Quarterly report pursuant to Section 13 or 15(d)

PREFERRED AND COMMON STOCK

 v2.3.0.11
PREFERRED AND COMMON STOCK
6 Months Ended
Jun. 30, 2011
PREFERRED AND COMMON STOCK [Abstract]  
PREFERRED AND COMMON STOCK
NOTE 5     PREFERRED AND COMMON STOCK

The Company's Articles of Incorporation authorize the issuance of up to 100,000,000 shares.  The shares are classified in two classes, consisting of 95,000,000 shares of common stock, par value $.001 per share, and 5,000,000 shares of preferred stock, par value $.001 per share.
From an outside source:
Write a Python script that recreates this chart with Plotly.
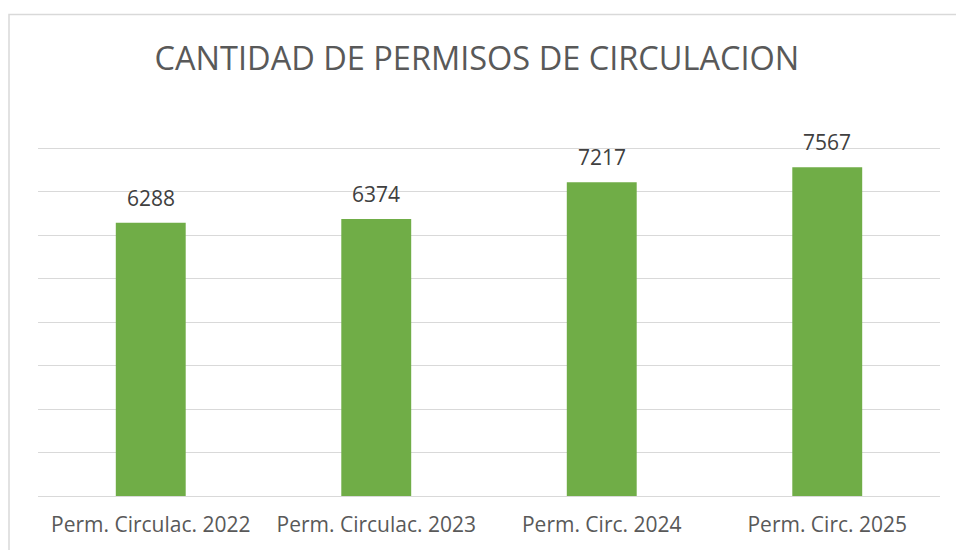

The board of directors is authorized to establish one or more series of preferred stock, setting forth the designation of each such series, and fixing the relative rights and preferences of each such series.  The Company has neither designated nor issued any shares of preferred stock.
 
In January 2011, CIT exercised the 300,000 warrants that were issued as part of the initial revolving credit facility (Note 8).  Total proceeds from the exercise of these warrants were $1.5 million.
 
In January 2011, the Company issued 2,000 shares of Common Stock to two employees of the Company as compensation for their services.  The shares were fully vested on the date of the grant.  The fair value of the stock issued was $55,960 or $27.98 per share, the market value of a share of common stock on the date the stock was issued.  The entire amount of this stock award was expensed in the six months ended June 30, 2011.
 
In January 2011, the Company issued an aggregate of 15,265 shares of Common Stock to four executives of the Company as compensation for their services.  The shares were fully vested on the date of the grant.  The fair value of the stock issued was $427,115 or $27.98 per share, the market value of a share of common stock on the date the stock was issued.  The entire amount of this stock award was expensed in the six months ended June 30, 2011.
 
In January 2011, the Company issued 100,000 shares of Common Stock to two executives of the Company as partial consideration for the amendment and restatement of their employment agreements, which included the extension of non-compete terms from one to three years along with various other modifications.  The executives were fully vested in the shares on the date of the grant.  The fair value of the stock issued was $2,798,000 or $27.98 per share, the market value of a share of common stock on the date the stock was issued.  The entire amount of this stock award was expensed in the six months ended June 30, 2011.
 
In April 2011, the Company issued 1,000 shares of Common Stock to an employee of the Company as compensation for their services.  The shares were fully vested on the date of the grant.  The fair value of the stock issued was $23,760 or $23.76 per share, the market value of a share of common stock on the date the stock was issued.  The entire amount of this stock award was expensed in the six months ended June 30, 2011.
 
In May 2011, the Company's board of directors approved a stock repurchase program to acquire up to $150 million shares of the Company's outstanding common stock.  The stock repurchase program will allow the Company to repurchase its shares from time to time in the open market, block transactions and in negotiated transactions.  The Company has not made any repurchases under this program to date.
 
As of June 30, 2011, the Company had accrued bonuses of approximately $1.4 million based on the year to date results of operations in comparison to year-end bonus attainment expectations. This includes, but is not limited to operational metrics, such as increased well count, increased proven reserves, additional strategic acreage acquisitions, and meeting various other targets as established by the Company's Compensation Committee.  Management anticipates these bonuses will be paid in the fourth quarter of 2011 through the issuance of shares of common stock.  The accrued bonuses as of June 30, 2011, are an estimate and are considered discretionary based on 2011 operations.  The Company's Compensation Committee has approved a plan to grant bonuses and the bonus accrual is based on that plan, but the June 30, 2011 bonus accrual balance has not been approved by the Compensation Committee.  The Company expensed $422,782 in share-based compensation related to this bonus accrual in the six months ended June 30, 2011.  The remainder of bonus was capitalized into the full cost pool. As of June 30, 2010, the Company had accrued bonuses of approximately $1.8 million, of which $801,775 were expensed in share-based compensation.  The bonuses accrued as June 30, 2010 were paid in the fourth quarter of 2010 through the issuance of shares of common stock.